I am trying to get my Express to work out of the box. I’ve spent some time now trying to get the Z-axis to function properly [Y works great; X is close but I’m going for one thing at a time here.]
The hardware on the Z axis is struggling to say the least. Sometimes it can move mostly up or down, but never all the way. The load is quite high and seems to be labouring.
One issue is just that in neutral, non functioning mode, the whole Z axis can sometimes just…fall? It spins with gravity right to the bottom. So I tighten the wheels and check the spacers, whether tightened or loosened, it still happens.
In both up and down directions, it will occasionally do a 3 move stutter and give me a relative movement error. Not always, but sometimes.
If it ever actually moves more than say 300mm without a stutter, it sure sounds like she’s struggling. Like the motor can’t handle the weight.
@kegli We have a feature called “Always Power Motors” to solve this problem. The reason this happens is that the weight of the Z-Axis is enough to pull the axis to the ground over time. By applying power to the z-axis at all times, it is possible to resist gravity:
Rory or Marc will reach out to you soon with regards to the other issues.
Thanks a lot! I wonder why it has to be so difficult, seems the stepper motor is not the right one for the task.
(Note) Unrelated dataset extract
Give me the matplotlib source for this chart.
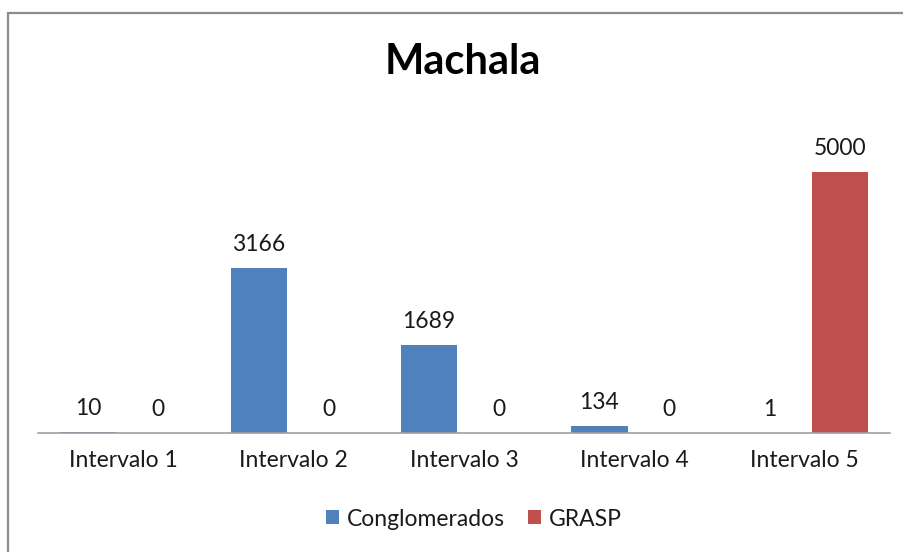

I have not gotten mine to work yet, I also most of the days I have time to look at this problem run into problems with the message broker not connecting, and then I cannot operate the robot.
Thanks again!
Having tried several things with the Farm bot team (very helpful) the best setup for express z-axis seems to be
Motor always powered…
Stall detection off for day to day operations
Stall detection on for find home (but currently no UI way of doing this)
Ideally I want the find home to happen at boot, but the closest I could get was to create a lua sequence which runs periodically as part of other sequences…
See code / docs / limitations (e.g env values existing between reboots) at:
Hi @ranguard
In your sequence which runs on boot you could use the provided Lua function find_home(axis?) which performs “find home” on a specified axis.
I have code to find_home and enable / disable stall detection:
But I didn’t know about the sequence-on-boot! - though interestingly that seems to not allow sequences with variables (even with default values)… but I can hard code those - so this is great thank you.